REQUIREMENTS: Quote the listing in full, exactly as given, minus any pictures.

INPUT FOR THIS TASK:
-- begin --

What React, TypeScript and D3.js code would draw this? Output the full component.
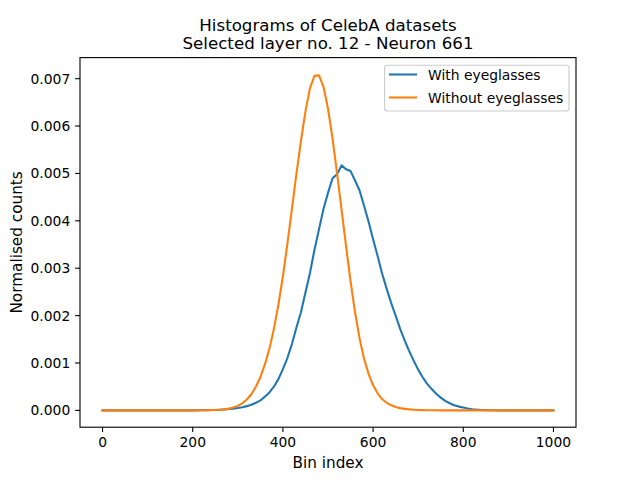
import React from "react";
import * as d3 from "d3";

const binIndex: number[] = d3.range(0, 1001, 10);

const withEyeglasses: number[] = [
  0, 0, 0, 0, 0, 0, 0, 0, 0, 0, 0, 0, 0, 0, 0, 0, 0, 0, 0, 0, 0,
  0.000002, 0.000003, 0.000005, 0.000007, 0.00001, 0.000014, 0.00002, 0.000028, 0.000038, 0.00005,
  0.000068, 0.00009, 0.00012, 0.00016, 0.00021, 0.00029, 0.00038, 0.0005, 0.00066, 0.00087,
  0.00111, 0.0014, 0.00175, 0.00207, 0.00249, 0.0029, 0.00339, 0.00382, 0.00425, 0.00459,
  0.0049, 0.00498, 0.00517, 0.00509, 0.00505, 0.00485, 0.00464, 0.00432, 0.00398, 0.00361,
  0.00326, 0.00289, 0.00257, 0.00227, 0.002, 0.00172, 0.00148, 0.00125, 0.00105, 0.00086,
  0.0007, 0.00056, 0.00045, 0.00035, 0.00027, 0.0002, 0.00015, 0.00011, 0.00008, 0.00006,
  0.00004, 0.000026, 0.000016, 0.00001, 0.000006, 0.000004, 0.000002, 0.000001,
  0, 0, 0, 0, 0, 0, 0, 0, 0, 0, 0, 0,
];

const withoutEyeglasses: number[] = [
  0, 0, 0, 0, 0, 0, 0, 0, 0, 0, 0, 0, 0, 0, 0, 0, 0, 0, 0, 0, 0,
  0.000001, 0.000002, 0.000003, 0.000005, 0.000008, 0.000013, 0.000022, 0.000037, 0.00006, 0.000095,
  0.00015, 0.00023, 0.00034, 0.0005, 0.0007, 0.00097, 0.0013, 0.00172, 0.00223, 0.00283,
  0.00352, 0.00425, 0.00499, 0.00569, 0.00631, 0.0068, 0.00706, 0.00707, 0.00683, 0.00637,
  0.00574, 0.00501, 0.00424, 0.00347, 0.00273, 0.00207, 0.00152, 0.00109, 0.00077, 0.00053,
  0.00036, 0.00024, 0.00016, 0.00011, 0.000072, 0.000048, 0.000032, 0.000021, 0.000014, 0.000009,
  0.000006, 0.000004, 0.000003, 0.000002, 0.000001,
  0, 0, 0, 0, 0, 0, 0, 0, 0, 0, 0, 0, 0, 0, 0, 0, 0, 0, 0, 0, 0, 0, 0, 0, 0,
];

const xTicks: number[] = [0, 200, 400, 600, 800, 1000];
const yTicks: number[] = [0, 0.001, 0.002, 0.003, 0.004, 0.005, 0.006, 0.007];
const seriesNames: string[] = ["With eyeglasses", "Without eyeglasses"];
const seriesColors: string[] = ["#1f77b4", "#ff7f0e"];
const titleLines: string[] = ["Histograms of CelebA datasets", "Selected layer no. 12 - Neuron 661"];

const W = 640;
const H = 480;
const L = 80;
const R = 576;
const T = 57.6;
const B = 427.2;
const FONT = "DejaVu Sans, sans-serif";

export default function App() {
  const yMax = 0.00709;
  const x = d3.scaleLinear().domain([-50, 1050]).range([L, R]);
  const y = d3.scaleLinear().domain([-0.05 * yMax, 1.05 * yMax]).range([B, T]);
  const line = d3
    .line<number>()
    .x((_, i) => x(binIndex[i]))
    .y((d) => y(d));
  const series = [withEyeglasses, withoutEyeglasses];
  const tickLen = 4.86;
  const fmt = d3.format(".3f");

  return (
    <div style={{ position: "absolute", left: 0, top: 0 }}>
      <svg width={W} height={H} style={{ display: "block", background: "#fff" }} fontFamily={FONT}>
        <rect x={0} y={0} width={W} height={H} fill="#fff" />
        <defs>
          <clipPath id="plotclip">
            <rect x={L} y={T} width={R - L} height={B - T} />
          </clipPath>
        </defs>
        <g clipPath="url(#plotclip)">
          {series.map((s, k) => (
            <path
              key={k}
              d={line(s) || ""}
              fill="none"
              stroke={seriesColors[k]}
              strokeWidth={2.08}
              strokeLinejoin="round"
              strokeLinecap="square"
            />
          ))}
        </g>
        <rect x={L} y={T} width={R - L} height={B - T} fill="none" stroke="#000" strokeWidth={1.11} />
        {xTicks.map((t) => (
          <g key={t}>
            <line x1={x(t)} x2={x(t)} y1={B} y2={B + tickLen} stroke="#000" strokeWidth={1.11} />
            <text x={x(t)} y={B + tickLen + 4.86 + 10.5} fontSize={13.89} textAnchor="middle" fill="#000">
              {t}
            </text>
          </g>
        ))}
        {yTicks.map((t) => (
          <g key={t}>
            <line x1={L - tickLen} x2={L} y1={y(t)} y2={y(t)} stroke="#000" strokeWidth={1.11} />
            <text x={L - tickLen - 4.86} y={y(t)} dy="0.36em" fontSize={13.89} textAnchor="end" fill="#000">
              {fmt(t)}
            </text>
          </g>
        ))}
        <text x={(L + R) / 2} y={468} fontSize={15.28} textAnchor="middle" fill="#000">
          Bin index
        </text>
        <text
          transform={`translate(22,${(T + B) / 2}) rotate(-90)`}
          fontSize={15.28}
          textAnchor="middle"
          fill="#000"
        >
          Normalised counts
        </text>
        {titleLines.map((t, i) => (
          <text key={i} x={(L + R) / 2} y={31 + i * 18.3} fontSize={16.67} textAnchor="middle" fill="#000">
            {t}
          </text>
        ))}
        <g>
          <rect x={384.5} y={65.3} width={184.5} height={45.7} rx={3} ry={3} fill="#fff" fillOpacity={0.8} stroke="#cccccc" strokeWidth={1.11} />
          {seriesNames.map((n, i) => (
            <g key={n}>
              <line x1={389} x2={417} y1={74.5 + i * 23} y2={74.5 + i * 23} stroke={seriesColors[i]} strokeWidth={2.08} />
              <text x={428} y={74.5 + i * 23} dy="0.36em" fontSize={13.89} fill="#000">
                {n}
              </text>
            </g>
          ))}
        </g>
      </svg>
    </div>
  );
}
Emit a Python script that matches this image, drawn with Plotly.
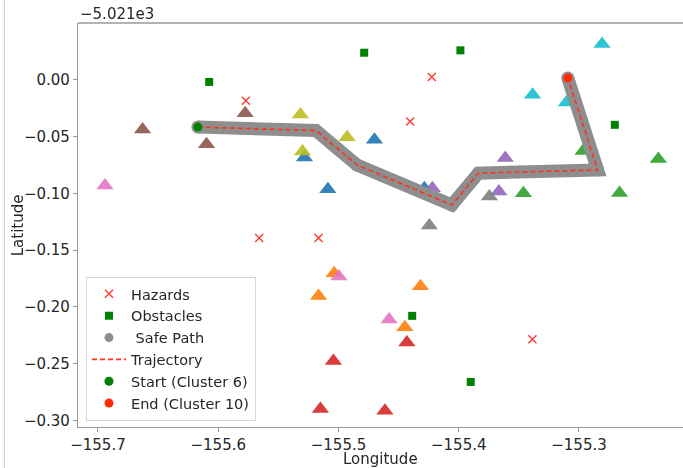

-- end --

ANSWER TO THIS PROBLEM:
What React, TypeScript and D3.js code would draw this? Output the full component.
import React from "react";
import * as d3 from "d3";

const binIndex: number[] = d3.range(0, 1001, 10);

const withEyeglasses: number[] = [
  0, 0, 0, 0, 0, 0, 0, 0, 0, 0, 0, 0, 0, 0, 0, 0, 0, 0, 0, 0, 0,
  0.000002, 0.000003, 0.000005, 0.000007, 0.00001, 0.000014, 0.00002, 0.000028, 0.000038, 0.00005,
  0.000068, 0.00009, 0.00012, 0.00016, 0.00021, 0.00029, 0.00038, 0.0005, 0.00066, 0.00087,
  0.00111, 0.0014, 0.00175, 0.00207, 0.00249, 0.0029, 0.00339, 0.00382, 0.00425, 0.00459,
  0.0049, 0.00498, 0.00517, 0.00509, 0.00505, 0.00485, 0.00464, 0.00432, 0.00398, 0.00361,
  0.00326, 0.00289, 0.00257, 0.00227, 0.002, 0.00172, 0.00148, 0.00125, 0.00105, 0.00086,
  0.0007, 0.00056, 0.00045, 0.00035, 0.00027, 0.0002, 0.00015, 0.00011, 0.00008, 0.00006,
  0.00004, 0.000026, 0.000016, 0.00001, 0.000006, 0.000004, 0.000002, 0.000001,
  0, 0, 0, 0, 0, 0, 0, 0, 0, 0, 0, 0,
];

const withoutEyeglasses: number[] = [
  0, 0, 0, 0, 0, 0, 0, 0, 0, 0, 0, 0, 0, 0, 0, 0, 0, 0, 0, 0, 0,
  0.000001, 0.000002, 0.000003, 0.000005, 0.000008, 0.000013, 0.000022, 0.000037, 0.00006, 0.000095,
  0.00015, 0.00023, 0.00034, 0.0005, 0.0007, 0.00097, 0.0013, 0.00172, 0.00223, 0.00283,
  0.00352, 0.00425, 0.00499, 0.00569, 0.00631, 0.0068, 0.00706, 0.00707, 0.00683, 0.00637,
  0.00574, 0.00501, 0.00424, 0.00347, 0.00273, 0.00207, 0.00152, 0.00109, 0.00077, 0.00053,
  0.00036, 0.00024, 0.00016, 0.00011, 0.000072, 0.000048, 0.000032, 0.000021, 0.000014, 0.000009,
  0.000006, 0.000004, 0.000003, 0.000002, 0.000001,
  0, 0, 0, 0, 0, 0, 0, 0, 0, 0, 0, 0, 0, 0, 0, 0, 0, 0, 0, 0, 0, 0, 0, 0, 0,
];

const xTicks: number[] = [0, 200, 400, 600, 800, 1000];
const yTicks: number[] = [0, 0.001, 0.002, 0.003, 0.004, 0.005, 0.006, 0.007];
const seriesNames: string[] = ["With eyeglasses", "Without eyeglasses"];
const seriesColors: string[] = ["#1f77b4", "#ff7f0e"];
const titleLines: string[] = ["Histograms of CelebA datasets", "Selected layer no. 12 - Neuron 661"];

const W = 640;
const H = 480;
const L = 80;
const R = 576;
const T = 57.6;
const B = 427.2;
const FONT = "DejaVu Sans, sans-serif";

export default function App() {
  const yMax = 0.00709;
  const x = d3.scaleLinear().domain([-50, 1050]).range([L, R]);
  const y = d3.scaleLinear().domain([-0.05 * yMax, 1.05 * yMax]).range([B, T]);
  const line = d3
    .line<number>()
    .x((_, i) => x(binIndex[i]))
    .y((d) => y(d));
  const series = [withEyeglasses, withoutEyeglasses];
  const tickLen = 4.86;
  const fmt = d3.format(".3f");

  return (
    <div style={{ position: "absolute", left: 0, top: 0 }}>
      <svg width={W} height={H} style={{ display: "block", background: "#fff" }} fontFamily={FONT}>
        <rect x={0} y={0} width={W} height={H} fill="#fff" />
        <defs>
          <clipPath id="plotclip">
            <rect x={L} y={T} width={R - L} height={B - T} />
          </clipPath>
        </defs>
        <g clipPath="url(#plotclip)">
          {series.map((s, k) => (
            <path
              key={k}
              d={line(s) || ""}
              fill="none"
              stroke={seriesColors[k]}
              strokeWidth={2.08}
              strokeLinejoin="round"
              strokeLinecap="square"
            />
          ))}
        </g>
        <rect x={L} y={T} width={R - L} height={B - T} fill="none" stroke="#000" strokeWidth={1.11} />
        {xTicks.map((t) => (
          <g key={t}>
            <line x1={x(t)} x2={x(t)} y1={B} y2={B + tickLen} stroke="#000" strokeWidth={1.11} />
            <text x={x(t)} y={B + tickLen + 4.86 + 10.5} fontSize={13.89} textAnchor="middle" fill="#000">
              {t}
            </text>
          </g>
        ))}
        {yTicks.map((t) => (
          <g key={t}>
            <line x1={L - tickLen} x2={L} y1={y(t)} y2={y(t)} stroke="#000" strokeWidth={1.11} />
            <text x={L - tickLen - 4.86} y={y(t)} dy="0.36em" fontSize={13.89} textAnchor="end" fill="#000">
              {fmt(t)}
            </text>
          </g>
        ))}
        <text x={(L + R) / 2} y={468} fontSize={15.28} textAnchor="middle" fill="#000">
          Bin index
        </text>
        <text
          transform={`translate(22,${(T + B) / 2}) rotate(-90)`}
          fontSize={15.28}
          textAnchor="middle"
          fill="#000"
        >
          Normalised counts
        </text>
        {titleLines.map((t, i) => (
          <text key={i} x={(L + R) / 2} y={31 + i * 18.3} fontSize={16.67} textAnchor="middle" fill="#000">
            {t}
          </text>
        ))}
        <g>
          <rect x={384.5} y={65.3} width={184.5} height={45.7} rx={3} ry={3} fill="#fff" fillOpacity={0.8} stroke="#cccccc" strokeWidth={1.11} />
          {seriesNames.map((n, i) => (
            <g key={n}>
              <line x1={389} x2={417} y1={74.5 + i * 23} y2={74.5 + i * 23} stroke={seriesColors[i]} strokeWidth={2.08} />
              <text x={428} y={74.5 + i * 23} dy="0.36em" fontSize={13.89} fill="#000">
                {n}
              </text>
            </g>
          ))}
        </g>
      </svg>
    </div>
  );
}
Emit a Python script that matches this image, drawn with Plotly.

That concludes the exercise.